Em On the Postcolony (2001), Mbembe sustenta que a modernidade ocidental não pode ser compreendida de forma dissociada da experiência colonial. Segundo o autor, os ideais universalistas europeus foram construídos paralelamente à negação sistemática da humanidade dos povos colonizados. O colonialismo teria funcionado como um verdadeiro laboratório político de experimentação de técnicas de classificação racial, disciplinamento dos corpos e exploração extrema, produzindo sujeitos permanentemente submetidos à precarização, à violência e à exclusão.

Nos estudos de Mbembe, as formas de violência colonial adquirem centralidade por revelarem a articulação entre duas dimensões fundamentais da soberania moderna: a gestão da vida e a administração da morte. Em diálogo com Michel Foucault, o autor afirma que o biopoder, entendido como a capacidade estatal de gerir populações, não é suficiente para compreender sociedades profundamente marcadas pela racialização (Mbembe, 2016). Para Mbembe, a expressão máxima da soberania reside na capacidade de decidir quem deve viver e quem pode morrer. Nesse quadro, a raça ocupa um lugar estruturante na organização da violência, pois a racialização define quais vidas são protegidas e quais se tornam descartáveis. O racismo, portanto, constitui uma tecnologia política central da modernidade.

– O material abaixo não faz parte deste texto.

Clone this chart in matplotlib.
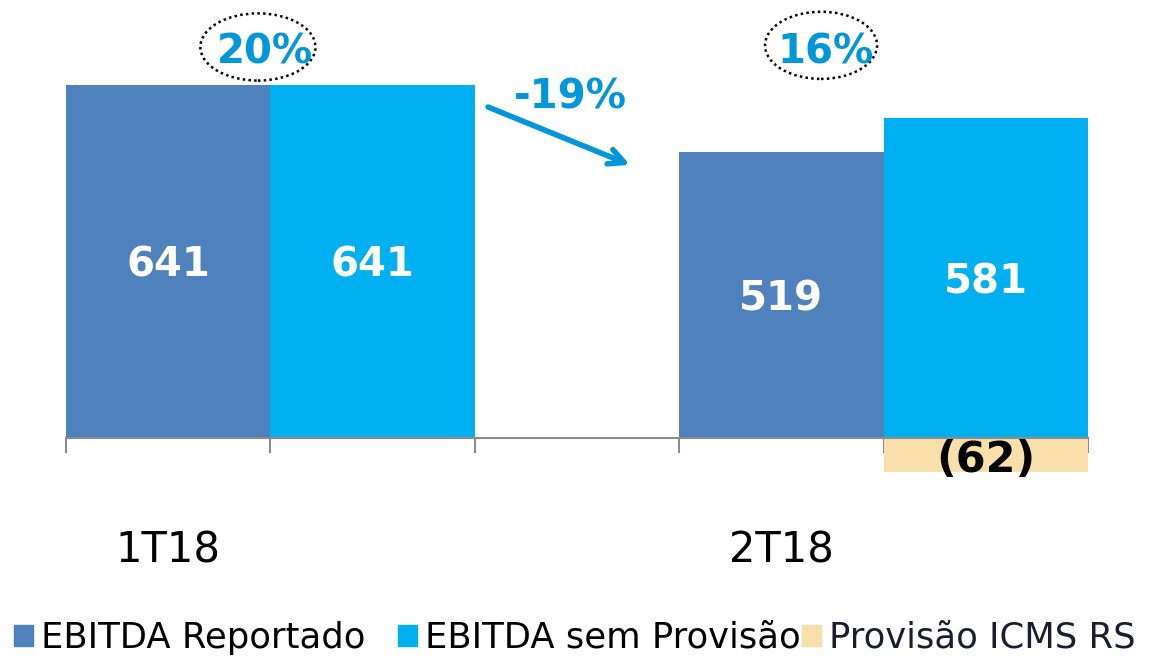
import matplotlib
matplotlib.use("Agg")
from matplotlib import pyplot as plt
from matplotlib.patches import Ellipse, Patch

# data
periods = ["1T18", "2T18"]
ebitda_reportado = [641, 519]
ebitda_sem_provisao = [641, 581]
provisao_icms = [0, -62]
margins = ["20%", "16%"]
growth = "-19%"

c_rep = "#4F81BD"
c_sem = "#00B0F0"
c_prov = "#F9DFA9"
c_txt = "#0096DB"

plt.rcParams['font.family'] = ['DejaVu Sans']

fig = plt.figure(figsize=(11.51, 6.58), dpi=100)
ax = fig.add_axes([66/1151, 0.2401, 1022/1151, 0.7295])

x_rep = [0, 3]
x_sem = [1, 4]
b1 = ax.bar(x_rep, ebitda_reportado, width=1.0, color=c_rep, zorder=2)
b2 = ax.bar(x_sem, ebitda_sem_provisao, width=1.0, color=c_sem, zorder=2)
b3 = ax.bar([x_sem[1]], [provisao_icms[1]], width=1.0, color=c_prov, zorder=2)

for xs, vals in [(x_rep, ebitda_reportado), (x_sem, ebitda_sem_provisao)]:
    for x, v in zip(xs, vals):
        ax.text(x, v / 2, str(v), ha='center', va='center_baseline', color='white',
                fontsize=29, fontweight='bold', zorder=3)

ax.text(x_sem[1], provisao_icms[1] / 2, "(%d)" % abs(provisao_icms[1]), ha='center',
        va='center_baseline', color='black', fontsize=31, fontweight='bold', zorder=4)

ax.set_xlim(-0.5, 4.5)
ax.set_ylim(-112.6, 759.0)

for s in ['top', 'right', 'left']:
    ax.spines[s].set_visible(False)
ax.spines['bottom'].set_position(('data', 0))
ax.spines['bottom'].set_color('#8C8C8C')
ax.spines['bottom'].set_linewidth(1.5)
ax.spines['bottom'].set_zorder(5)
ax.set_yticks([])

ax.set_xticks([0, 3])
ax.set_xticklabels(periods, fontsize=30)
ax.tick_params(axis='x', which='major', length=0, pad=66)
ax.set_xticks([-0.5, 0.5, 1.5, 2.5, 3.5, 4.5], minor=True)
ax.tick_params(axis='x', which='minor', length=10.5, width=1.5, color='#8C8C8C')

# margin labels with dotted ellipses
ax.add_patch(Ellipse((0.439, 710), 0.563, 122, fill=False, ls=(0, (1, 1.3)),
                     lw=1.8, ec='black', clip_on=False, zorder=4))
ax.add_patch(Ellipse((3.194, 713), 0.548, 122, fill=False, ls=(0, (1, 1.3)),
                     lw=1.8, ec='black', clip_on=False, zorder=4))
ax.text(0.474, 708, margins[0], ha='center', va='center_baseline', color=c_txt,
        fontsize=29, fontweight='bold', zorder=5)
ax.text(3.218, 708, margins[1], ha='center', va='center_baseline', color=c_txt,
        fontsize=29, fontweight='bold', zorder=5)

# growth arrow
ax.annotate("", xy=(2.259, 496), xytext=(1.565, 601),
            arrowprops=dict(arrowstyle='->,head_length=1.1,head_width=0.55',
                            color=c_txt, lw=4, shrinkA=0, shrinkB=0,
                            capstyle='round', joinstyle='round'))
ax.text(1.966, 626, growth, ha='center', va='center_baseline', color=c_txt,
        fontsize=29, fontweight='bold')

# legend, one entry each so they sit where they should
entries = [(b1, "EBITDA Reportado", 'black', 14),
           (b2, "EBITDA sem Provisão", 'black', 398),
           (b3, "Provisão ICMS RS", '#1c1c30', 802)]
for h, lab, col, px in entries:
    leg = fig.legend([Patch(color=h.patches[0].get_facecolor())], [lab],
                     loc='center left', bbox_to_anchor=(px/1151, 1 - 638/658),
                     frameon=False, fontsize=25.5, handlelength=0.54,
                     handleheight=0.51, handletextpad=0.23, borderpad=0,
                     borderaxespad=0)
    for t in leg.get_texts():
        t.set_color(col)

fig.savefig("out.png", dpi=100)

Essa reflexão conduz à formulação do conceito de necropolítica, definido como o exercício do poder por meio da submissão sistemática de populações à morte. A necropolítica designa as formas pelas quais Estados e estruturas de dominação produzem zonas onde a vida é reduzida à condição de existência precária e eliminável. Em Mbembe, essa dinâmica está diretamente associada ao racismo, uma vez que são majoritariamente corpos racializados que ocupam esses espaços de exposição permanente à morte, seja por meio da violência direta, seja pelo abandono institucional (Mbembe, 2016; Mbembe, 2001).

Ao analisar as experiências coloniais, Mbembe demonstra que práticas como segregação espacial, militarização do cotidiano, suspensão da legalidade e vigilância extrema antecederam os regimes autoritários europeus do século XX. Esses dispositivos foram inicialmente aplicados sobre populações africanas e asiáticas sob domínio imperial, revelando que a violência extrema não representa um desvio da modernidade, mas um de seus próprios fundamentos históricos, estruturado a partir da lógica racial e imperial (Mbembe, 2001).

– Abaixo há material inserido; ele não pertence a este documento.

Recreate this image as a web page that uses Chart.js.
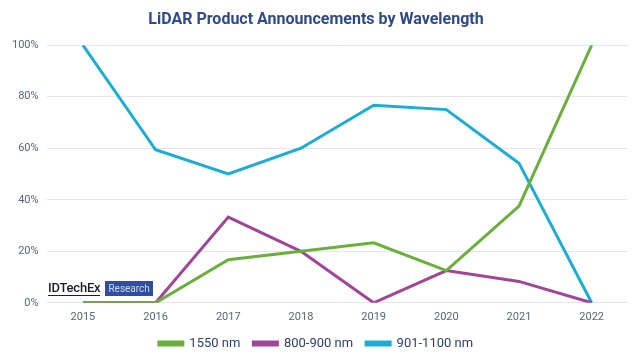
<!DOCTYPE html>
<html>
<head>
<meta charset="utf-8">
<script src="https://cdn.jsdelivr.net/npm/chart.js@4"></script>
<style>
  html, body { margin:0; padding:0; background:#fff; }
  #wrap { position:relative; width:640px; height:360px; }
  #logo { position:absolute; left:48px; top:281px; font-family:Roboto, sans-serif; display:flex; align-items:center; }
  #logo .id { font-size:13px; font-weight:500; color:#1d1d2b; border-bottom:1px solid #1d1d2b; line-height:14px; letter-spacing:-0.2px; }
  #logo .rs { margin-left:5px; background:#2f4f9e; color:#cfd8f0; font-size:10px; padding:1px 3px; line-height:13px; }
</style>
</head>
<body>
<div id="wrap">
<canvas id="c" width="640" height="360"></canvas>
<div id="logo"><span class="id">IDTechEx</span><span class="rs">Research</span></div>
</div>
<script>
const years = ['2015','2016','2017','2018','2019','2020','2021','2022'];
const s1550 = [0, 0, 16.7, 20, 23.3, 12.5, 37.5, 100];
const s800 = [0, 0, 33.3, 20, 0, 12.5, 8.3, 0];
const s901 = [100, 59.4, 50, 60, 76.7, 75, 54.2, 0];
const seriesNames = ['1550 nm', '800-900 nm', '901-1100 nm'];
const colors = ['#6aaf3a', '#a3449b', '#1aaed6'];

const ds = [s1550, s800, s901].map((d, i) => ({
  label: seriesNames[i],
  data: d,
  borderColor: colors[i],
  backgroundColor: colors[i],
  borderWidth: 3,
  pointRadius: 0,
  tension: 0,
  fill: false
}));

new Chart(document.getElementById('c'), {
  type: 'line',
  data: { labels: years, datasets: ds },
  options: {
    responsive: false,
    animation: false,
    layout: { padding: { left: 4, right: 12, top: 8, bottom: 0 } },
    plugins: {
      title: {
        display: true,
        text: 'LiDAR Product Announcements by Wavelength',
        color: '#2e4a8a',
        font: { family: 'Roboto', size: 16, weight: 'bold' },
        padding: { top: 2, bottom: 16 }
      },
      legend: {
        position: 'bottom',
        labels: {
          boxWidth: 24, boxHeight: 3,
          color: '#2f3e6b',
          font: { family: 'Roboto', size: 13 },
          padding: 13
        }
      },
      tooltip: { enabled: false }
    },
    scales: {
      x: {
        offset: true,
        grid: { display: false },
        border: { display: false },
        ticks: { color: '#5a6478', font: { family: 'Roboto', size: 11 }, padding: 0 }
      },
      y: {
        min: 0, max: 100,
        ticks: { stepSize: 20, callback: v => v + '%', color: '#5a6478', font: { family: 'Roboto', size: 11 }, padding: 8 },
        grid: { color: '#e6e6e6', drawTicks: false },
        border: { display: false }
      }
    }
  }
});
</script>
</body>
</html>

Apesar da centralidade da violência em sua análise, Mbembe não reduz o pós-colonial à denúncia. Em What is Postcolonial Thinking? (2006), o autor propõe compreender o pós-colonial como uma condição marcada pela pluralidade, pela hibridização cultural e pela reinvenção das identidades. Ainda que originado de uma experiência histórica violenta, o mundo pós-colonial também produz práticas de criação social, resistências e reconfigurações contínuas das formas de existência (Mbembe, 2006).

A partir dessa perspectiva, Mbembe propõe a construção de uma política do semelhante, voltada à superação das categorias rígidas de identidade produzidas pelo colonialismo. Tal projeto implica reconhecer a humanidade como resultado de encontros históricos, conflitos e interdependências, e não como propriedade exclusiva de um centro civilizacional. No campo das Relações Internacionais, essa abordagem contribui diretamente para a crítica às hierarquias raciais e geopolíticas que ainda estruturam a ordem global (Mbembe, 2006).

Dessa forma, Achille Mbembe consolida-se como uma das principais referências do pensamento pós-colonial contemporâneo. Sua obra evidencia que o colonialismo permanece inscrito nas instituições modernas, na distribuição desigual da violência e nos modos de governar populações ao redor do mundo. Ao mesmo tempo, oferece instrumentos teóricos para a construção de alternativas ao paradigma eurocêntrico, reafirmando a centralidade da questão racial e do racismo estrutural como categorias fundamentais para a compreensão das dinâmicas de poder no século XXI.

Referências

FANON, Frantz. Os condenados da terra. Rio de Janeiro: Civilização Brasileira, 2005.


MBEMBE, Achille. On the Postcolony. Berkeley: University of California Press, 2001.


MBEMBE, Achille. Necropolítica. Arte & Ensaios, n. 32, 2016.


MBEMBE, Achille. What is Postcolonial Thinking? Esprit, 2006.


SARFATI, Gilberto. Teorias de Relações Internacionais. São Paulo: Saraiva, 2000.


SPIVAK, Gayatri C. Pode o subalterno falar? Belo Horizonte: Editora UFMG, 2010.